In the postseason, Cleveland has the league's third-lowest defensive rating, and even adjusting for the poor offenses they've played against, the Cavaliers have allowed 5.9 fewer points per 100 possessions than we'd expect based on their opponents during the regular season. (Again, the RPM model says something similar.)
Cleveland's total improvement of 6.9 points per 100 possessions in defensive rating from the regular season to the playoffs is one of the best by any team that reached the conference finals since the playoffs went to 16 teams in 1984.
The Cavaliers have done it with a different defensive style than the regular season. They're forcing fewer turnovers -- the second-lowest rate of any team in the playoffs, in fact -- but also fouling less, grabbing more defensive rebounds and most importantly holding opponents to the lowest effective field goal percentage of anyone in the postseason.
It's tempting to attribute the difference to Tristan Thompson replacing the injured Love in the lineup, given Love's poor defensive reputation. But again, the weighted RPM measure says the Boston series was Cleveland's best on defense. The Celtics scored 8.4 fewer points per 100 possessions than expected based on their lineups. Against the Bulls and Hawks, the Cavaliers' defense was 5.3 points per 100 possessions better than expected.
Instead, the bigger factor has been opponents' inability to make 3s against Cleveland. Teams have shot 28.1 percent from 3-point range against the Cavaliers, by far the lowest mark of any playoff team (Golden State is second at 31.0 percent). There's ample statistical evidence that teams have only limited control over how well their opponents shoot from beyond the arc, particularly in small samples.
A counterargument is that teams with poor opponent 3-point shooting are leaving the right players open. Seth Partnow of Nylon Calculus has debunked that by showing that players have shot worse on wide-open 3-point attempts (no defender within six feet, as measured by SportVU camera tracking) during the playoffs against Cleveland than they did overall during the regular season.
Nearly a quarter of the Cavaliers' defensive improvement can be attributed to opponents shooting below average against them from 3-point range. So even without it, Cleveland would be much better, but some of the improvement might not prove sustainable in the Finals.
Value of "peaking at the right time"
So how important is the Cavaliers' playoff superiority? Last season, when predicting the Miami Heat-San Antonio Spurs matchup, I took a look at what helped determine the outcome of past Finals. Previous playoff performance adjusted for opponent was one of the key factors. Lower-seeded teams like Cleveland that have outperformed the higher-seeded team in the playoffs have gone 6-8 in the Finals since 1984 (.429), as compared to a 2-15 record (.118) for underdogs who were weaker in the first three rounds of the playoffs.
Of course, the lower-seeded team sometimes had a much bigger playoff advantage than this season's Cavaliers, and underdogs with an edge between 0 and 2 points per game like Cleveland (plus-1.1 compared to Golden State) have gone 2-4 (.333).
Regular-season performance is still the dominant factor in predicting the outcome of the Finals, and even with the Cavaliers' playoff edge the regression I came up with last year gives the Warriors a 98 percent chance of winning the series.

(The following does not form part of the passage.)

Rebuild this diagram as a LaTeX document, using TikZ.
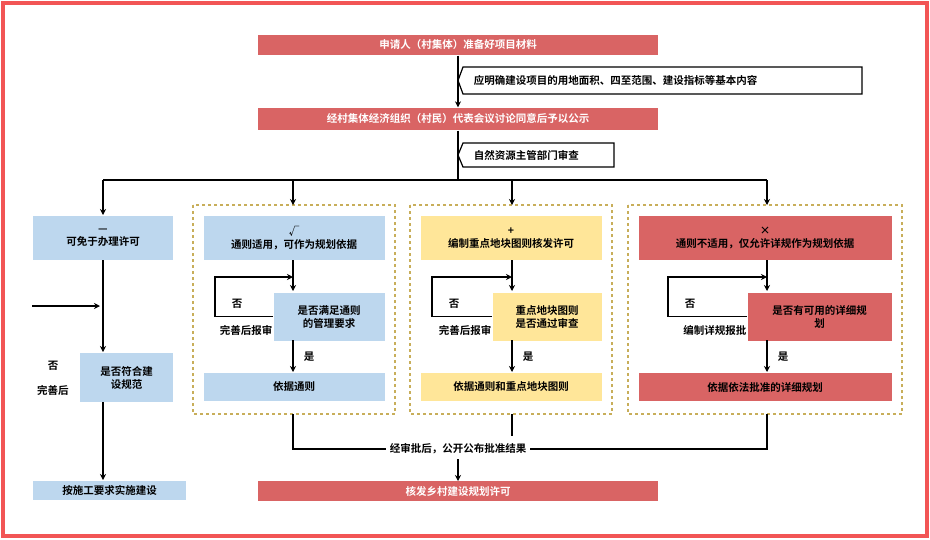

That overstates Golden State's edge because Cleveland has been so much better after its midseason trades.
If we instead use the 63-win pace at which the Cavaliers played after Jan. 13, the series looks much more competitive, with the regression giving the Warriors just a 56 percent chance of winning -- somewhat less than the gambling odds would indicate. If we take out the house edge, the lines at the Westgate Las Vegas SuperBook (5-12 for Golden State, 2-1 for Cleveland) imply the Warriors are expected to win about 68 percent of the time.
There certainly is something to how the Cavaliers have played during the playoffs, then. It just might not be enough to overcome a Golden State team that is far and away the best team Cleveland has played this postseason.